Veterans Day Celebration
Come honor our fallen heroes – brave veterans and military personnel. The National Museum of Funeral History will offer special Veterans Day Tours on Saturday, November 8 & 15 from 10 am – 2 pm, which include a tour of the museum, a Lunch & Learn pre-planning seminar and a tour of the Houston National Cemetery, the local veterans’ cemetery.
Attendees will meet at the museum on November 8 or 15 at 10 am and begin with a tour of the museum, where they’ll explore the Tomb of the Unknown Soldier exhibit, discover the traditions behind a military funeral and view a special photography exhibit from the Smithsonian that tells the story of the dedication of the Vietnam Wall in Washington D.C.
Following the museum tour, attendees will enjoy a complimentary lunch and special pre-planning seminar hosted by Service Corporation International. Then, members of the tour can hop on a bus and travel to the nearby Houston National Cemetery to witness the making of a military funeral and honors, complete with 21-gun salute and more.
The cost of the Veteran’s Day Tour is $20 per person and requires pre-registration and advance payment by calling the museum at 281-876-3063.

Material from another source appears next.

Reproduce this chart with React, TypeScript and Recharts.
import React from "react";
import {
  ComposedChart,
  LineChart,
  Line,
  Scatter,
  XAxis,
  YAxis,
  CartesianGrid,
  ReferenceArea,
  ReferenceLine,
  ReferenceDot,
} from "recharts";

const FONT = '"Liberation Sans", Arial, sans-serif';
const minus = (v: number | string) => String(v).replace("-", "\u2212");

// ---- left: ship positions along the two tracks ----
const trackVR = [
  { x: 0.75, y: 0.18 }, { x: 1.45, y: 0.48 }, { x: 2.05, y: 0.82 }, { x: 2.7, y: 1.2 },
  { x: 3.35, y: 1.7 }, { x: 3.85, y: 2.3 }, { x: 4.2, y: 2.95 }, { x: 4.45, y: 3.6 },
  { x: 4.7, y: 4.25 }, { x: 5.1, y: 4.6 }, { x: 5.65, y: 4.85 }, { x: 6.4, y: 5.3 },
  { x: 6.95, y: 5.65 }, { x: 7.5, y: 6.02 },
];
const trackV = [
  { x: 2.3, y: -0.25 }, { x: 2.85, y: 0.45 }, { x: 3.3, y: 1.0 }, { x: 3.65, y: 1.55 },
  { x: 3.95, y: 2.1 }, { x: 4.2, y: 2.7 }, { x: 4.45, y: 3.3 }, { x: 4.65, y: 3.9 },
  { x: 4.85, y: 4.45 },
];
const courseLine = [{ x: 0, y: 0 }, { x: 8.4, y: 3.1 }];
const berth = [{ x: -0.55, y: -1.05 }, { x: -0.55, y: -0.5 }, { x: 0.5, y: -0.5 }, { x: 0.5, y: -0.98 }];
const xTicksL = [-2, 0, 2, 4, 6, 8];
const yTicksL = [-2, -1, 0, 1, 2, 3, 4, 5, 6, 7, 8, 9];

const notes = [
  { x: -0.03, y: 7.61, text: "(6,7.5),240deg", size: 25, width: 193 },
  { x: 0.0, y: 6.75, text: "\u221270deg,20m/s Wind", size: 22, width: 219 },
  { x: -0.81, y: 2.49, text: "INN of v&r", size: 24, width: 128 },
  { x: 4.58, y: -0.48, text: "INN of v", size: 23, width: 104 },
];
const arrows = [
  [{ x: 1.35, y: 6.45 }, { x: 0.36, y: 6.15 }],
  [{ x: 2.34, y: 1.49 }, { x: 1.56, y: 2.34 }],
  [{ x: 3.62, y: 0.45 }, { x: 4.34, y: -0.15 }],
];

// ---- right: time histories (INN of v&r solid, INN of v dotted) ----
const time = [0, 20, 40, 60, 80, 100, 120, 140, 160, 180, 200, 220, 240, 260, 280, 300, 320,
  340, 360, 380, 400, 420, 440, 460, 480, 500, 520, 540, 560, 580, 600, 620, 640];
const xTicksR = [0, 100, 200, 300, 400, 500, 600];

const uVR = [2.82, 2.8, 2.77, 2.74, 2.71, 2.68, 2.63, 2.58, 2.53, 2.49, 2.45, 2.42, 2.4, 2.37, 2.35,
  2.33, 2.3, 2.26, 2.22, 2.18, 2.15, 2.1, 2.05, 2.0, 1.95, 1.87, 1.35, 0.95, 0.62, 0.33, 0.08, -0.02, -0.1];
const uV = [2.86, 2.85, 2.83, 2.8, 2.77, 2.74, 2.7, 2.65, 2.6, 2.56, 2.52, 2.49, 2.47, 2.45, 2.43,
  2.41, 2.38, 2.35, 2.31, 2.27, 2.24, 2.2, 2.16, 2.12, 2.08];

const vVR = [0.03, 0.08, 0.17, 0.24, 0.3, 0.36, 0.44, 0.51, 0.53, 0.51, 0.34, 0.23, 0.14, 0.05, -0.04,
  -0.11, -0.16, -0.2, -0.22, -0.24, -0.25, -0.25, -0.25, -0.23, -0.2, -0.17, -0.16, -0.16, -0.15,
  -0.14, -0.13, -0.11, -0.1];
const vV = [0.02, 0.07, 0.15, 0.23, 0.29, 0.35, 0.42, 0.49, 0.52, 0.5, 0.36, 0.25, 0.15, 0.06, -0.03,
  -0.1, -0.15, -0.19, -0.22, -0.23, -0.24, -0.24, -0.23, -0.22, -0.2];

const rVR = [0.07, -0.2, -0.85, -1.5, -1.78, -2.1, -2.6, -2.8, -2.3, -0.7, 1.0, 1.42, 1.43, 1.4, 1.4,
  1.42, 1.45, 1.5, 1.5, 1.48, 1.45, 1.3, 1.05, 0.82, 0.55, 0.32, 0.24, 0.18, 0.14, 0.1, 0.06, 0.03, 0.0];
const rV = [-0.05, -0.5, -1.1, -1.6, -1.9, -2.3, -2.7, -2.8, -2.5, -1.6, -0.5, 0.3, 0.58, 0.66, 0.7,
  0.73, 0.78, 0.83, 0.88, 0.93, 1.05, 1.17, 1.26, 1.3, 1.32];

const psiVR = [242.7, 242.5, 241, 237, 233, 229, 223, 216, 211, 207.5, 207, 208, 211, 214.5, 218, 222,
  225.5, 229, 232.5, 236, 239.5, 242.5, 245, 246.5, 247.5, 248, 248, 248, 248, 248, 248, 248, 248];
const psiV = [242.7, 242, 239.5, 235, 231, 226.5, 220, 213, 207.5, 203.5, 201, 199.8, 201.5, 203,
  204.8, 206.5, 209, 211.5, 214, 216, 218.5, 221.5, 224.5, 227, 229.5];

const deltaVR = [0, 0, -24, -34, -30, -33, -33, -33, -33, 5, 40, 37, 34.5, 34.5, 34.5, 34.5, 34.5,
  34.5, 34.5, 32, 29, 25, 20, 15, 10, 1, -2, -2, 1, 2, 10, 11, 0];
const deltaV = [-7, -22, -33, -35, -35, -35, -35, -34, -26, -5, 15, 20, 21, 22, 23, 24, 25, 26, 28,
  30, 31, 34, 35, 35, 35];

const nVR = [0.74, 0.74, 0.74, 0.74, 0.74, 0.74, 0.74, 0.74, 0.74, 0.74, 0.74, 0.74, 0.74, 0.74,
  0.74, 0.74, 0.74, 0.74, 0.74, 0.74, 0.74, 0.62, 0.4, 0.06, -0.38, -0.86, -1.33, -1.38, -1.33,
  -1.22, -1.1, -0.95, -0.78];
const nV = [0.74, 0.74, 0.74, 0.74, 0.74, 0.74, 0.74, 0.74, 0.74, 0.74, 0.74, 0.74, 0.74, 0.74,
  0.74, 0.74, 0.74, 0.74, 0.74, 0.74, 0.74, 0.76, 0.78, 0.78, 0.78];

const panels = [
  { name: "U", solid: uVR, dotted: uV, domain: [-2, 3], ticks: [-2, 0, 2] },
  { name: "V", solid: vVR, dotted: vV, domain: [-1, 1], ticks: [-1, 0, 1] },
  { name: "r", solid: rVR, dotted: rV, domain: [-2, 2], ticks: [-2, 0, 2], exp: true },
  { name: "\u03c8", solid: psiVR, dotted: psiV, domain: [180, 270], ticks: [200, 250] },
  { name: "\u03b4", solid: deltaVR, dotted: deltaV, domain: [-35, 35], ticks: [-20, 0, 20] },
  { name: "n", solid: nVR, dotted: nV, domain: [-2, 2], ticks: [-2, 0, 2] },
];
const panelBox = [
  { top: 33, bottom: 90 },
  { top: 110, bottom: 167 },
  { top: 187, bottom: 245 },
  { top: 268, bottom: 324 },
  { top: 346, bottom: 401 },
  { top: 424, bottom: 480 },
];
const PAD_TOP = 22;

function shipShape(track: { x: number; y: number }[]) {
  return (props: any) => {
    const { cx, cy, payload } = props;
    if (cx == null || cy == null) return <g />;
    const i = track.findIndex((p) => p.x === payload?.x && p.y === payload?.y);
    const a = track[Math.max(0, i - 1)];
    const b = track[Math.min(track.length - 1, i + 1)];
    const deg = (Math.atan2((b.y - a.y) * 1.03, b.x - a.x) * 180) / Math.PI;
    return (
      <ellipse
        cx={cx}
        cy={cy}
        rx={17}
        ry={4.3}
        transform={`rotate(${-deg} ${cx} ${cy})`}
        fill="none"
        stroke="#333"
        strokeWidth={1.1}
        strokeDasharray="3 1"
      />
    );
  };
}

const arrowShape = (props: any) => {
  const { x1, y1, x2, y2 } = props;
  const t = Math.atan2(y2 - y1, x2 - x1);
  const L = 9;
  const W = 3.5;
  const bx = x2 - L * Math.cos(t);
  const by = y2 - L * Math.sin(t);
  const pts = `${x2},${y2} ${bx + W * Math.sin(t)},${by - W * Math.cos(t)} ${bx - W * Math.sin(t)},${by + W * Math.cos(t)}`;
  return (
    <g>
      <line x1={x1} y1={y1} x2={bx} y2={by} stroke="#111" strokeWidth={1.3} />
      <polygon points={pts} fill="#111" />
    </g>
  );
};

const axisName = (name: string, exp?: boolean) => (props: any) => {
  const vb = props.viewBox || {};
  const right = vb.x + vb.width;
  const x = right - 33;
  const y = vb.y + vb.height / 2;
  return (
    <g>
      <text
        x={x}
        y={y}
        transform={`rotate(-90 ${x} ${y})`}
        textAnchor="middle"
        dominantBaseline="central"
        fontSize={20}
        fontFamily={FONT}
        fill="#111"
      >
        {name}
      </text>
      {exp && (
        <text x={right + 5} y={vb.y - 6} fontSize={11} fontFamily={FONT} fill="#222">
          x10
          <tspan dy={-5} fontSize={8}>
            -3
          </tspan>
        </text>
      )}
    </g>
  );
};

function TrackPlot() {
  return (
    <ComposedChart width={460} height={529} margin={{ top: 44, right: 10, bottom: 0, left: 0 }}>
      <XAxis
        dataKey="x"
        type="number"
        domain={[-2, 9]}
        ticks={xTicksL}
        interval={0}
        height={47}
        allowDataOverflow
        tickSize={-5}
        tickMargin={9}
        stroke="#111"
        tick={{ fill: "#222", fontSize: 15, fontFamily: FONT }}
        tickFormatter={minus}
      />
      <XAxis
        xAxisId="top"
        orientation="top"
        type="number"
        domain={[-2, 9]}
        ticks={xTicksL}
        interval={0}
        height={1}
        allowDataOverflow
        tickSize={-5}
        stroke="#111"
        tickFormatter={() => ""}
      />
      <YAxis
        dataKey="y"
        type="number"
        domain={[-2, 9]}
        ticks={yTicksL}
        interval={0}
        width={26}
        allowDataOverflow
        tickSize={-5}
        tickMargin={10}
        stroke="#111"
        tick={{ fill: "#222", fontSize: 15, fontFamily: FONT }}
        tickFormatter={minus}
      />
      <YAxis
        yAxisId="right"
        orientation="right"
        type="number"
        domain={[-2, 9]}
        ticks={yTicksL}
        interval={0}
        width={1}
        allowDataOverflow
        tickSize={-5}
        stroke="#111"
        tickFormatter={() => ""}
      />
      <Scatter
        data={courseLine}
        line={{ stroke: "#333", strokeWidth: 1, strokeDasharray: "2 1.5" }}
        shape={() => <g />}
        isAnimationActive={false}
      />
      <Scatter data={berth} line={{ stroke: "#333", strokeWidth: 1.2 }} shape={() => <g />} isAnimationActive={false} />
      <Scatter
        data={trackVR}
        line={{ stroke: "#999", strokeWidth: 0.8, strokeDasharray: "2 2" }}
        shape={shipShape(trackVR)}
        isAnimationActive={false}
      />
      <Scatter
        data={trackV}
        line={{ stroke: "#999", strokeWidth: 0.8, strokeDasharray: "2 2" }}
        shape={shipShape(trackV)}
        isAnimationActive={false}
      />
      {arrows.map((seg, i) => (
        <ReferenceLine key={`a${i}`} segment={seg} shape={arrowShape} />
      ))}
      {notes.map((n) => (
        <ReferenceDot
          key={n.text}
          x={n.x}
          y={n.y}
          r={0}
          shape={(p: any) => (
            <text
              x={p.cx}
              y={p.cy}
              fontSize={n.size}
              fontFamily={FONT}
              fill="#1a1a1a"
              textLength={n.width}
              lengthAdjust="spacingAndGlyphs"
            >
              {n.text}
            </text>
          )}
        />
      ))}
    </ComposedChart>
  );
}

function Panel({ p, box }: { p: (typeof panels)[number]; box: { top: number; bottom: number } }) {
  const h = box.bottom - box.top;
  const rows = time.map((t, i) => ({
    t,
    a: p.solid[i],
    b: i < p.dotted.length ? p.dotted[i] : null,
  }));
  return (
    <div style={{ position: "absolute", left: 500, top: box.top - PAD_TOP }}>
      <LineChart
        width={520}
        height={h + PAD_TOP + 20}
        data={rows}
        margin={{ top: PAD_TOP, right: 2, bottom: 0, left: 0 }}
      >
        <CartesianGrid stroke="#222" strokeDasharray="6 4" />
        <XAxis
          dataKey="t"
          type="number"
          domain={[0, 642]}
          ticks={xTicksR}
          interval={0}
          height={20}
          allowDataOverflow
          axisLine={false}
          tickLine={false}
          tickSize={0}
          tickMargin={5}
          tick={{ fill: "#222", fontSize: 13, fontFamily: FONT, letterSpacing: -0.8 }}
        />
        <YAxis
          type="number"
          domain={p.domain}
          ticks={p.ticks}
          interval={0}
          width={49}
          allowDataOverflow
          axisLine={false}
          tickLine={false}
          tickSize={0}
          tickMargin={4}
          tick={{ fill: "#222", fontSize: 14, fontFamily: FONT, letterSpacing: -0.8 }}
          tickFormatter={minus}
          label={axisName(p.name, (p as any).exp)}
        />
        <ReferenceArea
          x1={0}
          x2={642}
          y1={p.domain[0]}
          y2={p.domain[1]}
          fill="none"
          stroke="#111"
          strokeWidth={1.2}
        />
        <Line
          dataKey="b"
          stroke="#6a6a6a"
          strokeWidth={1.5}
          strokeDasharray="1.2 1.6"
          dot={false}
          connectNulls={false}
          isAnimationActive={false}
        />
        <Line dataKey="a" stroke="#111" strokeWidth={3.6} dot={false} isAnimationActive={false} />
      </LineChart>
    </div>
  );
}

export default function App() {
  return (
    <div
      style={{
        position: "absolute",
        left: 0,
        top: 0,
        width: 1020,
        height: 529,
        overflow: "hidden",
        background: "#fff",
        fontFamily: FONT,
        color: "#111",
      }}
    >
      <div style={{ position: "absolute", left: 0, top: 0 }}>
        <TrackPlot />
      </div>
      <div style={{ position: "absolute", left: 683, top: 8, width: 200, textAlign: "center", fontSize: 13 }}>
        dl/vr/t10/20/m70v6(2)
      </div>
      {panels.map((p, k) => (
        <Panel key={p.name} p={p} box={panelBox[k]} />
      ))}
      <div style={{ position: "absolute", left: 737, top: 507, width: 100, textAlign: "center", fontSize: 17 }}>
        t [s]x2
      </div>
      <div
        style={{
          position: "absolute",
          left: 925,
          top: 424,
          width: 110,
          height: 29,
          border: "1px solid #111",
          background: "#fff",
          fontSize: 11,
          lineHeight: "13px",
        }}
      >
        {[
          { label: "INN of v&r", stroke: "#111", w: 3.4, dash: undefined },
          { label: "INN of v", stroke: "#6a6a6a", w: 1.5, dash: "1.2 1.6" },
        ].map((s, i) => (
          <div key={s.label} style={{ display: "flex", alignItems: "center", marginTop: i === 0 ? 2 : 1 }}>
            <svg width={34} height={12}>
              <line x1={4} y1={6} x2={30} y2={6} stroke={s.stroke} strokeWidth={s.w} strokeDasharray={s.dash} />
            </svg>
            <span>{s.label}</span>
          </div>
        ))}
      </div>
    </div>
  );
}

Veterans’ Appreciation Week
In remembrance of Veterans Day, the National Museum of Funeral History is saying “thank you” to veterans by offering free general admission to veterans and active military servicemen and women the week of November 10 – 16. The museum is a great place to pay respects to all who serve and have served by exploring the museum’s military related exhibitions, including the Tomb of the Unknown Soldier, Dedication of the Vietnam War Memorial, learning about military funeral traditions and more.
Community Memorial Tree
With the help of the local community, the National Museum of Funeral History will decorate a special holiday tree to recognize and honor departed friends and family. During the month of December, visitors can decorate a paper holiday ornament at the museum and write the name of a deceased loved one. The ornaments will be displayed on the holiday tree in the museum’s rotating exhibit space. Families are also welcome to decorate and take home a special ornament for their own tree.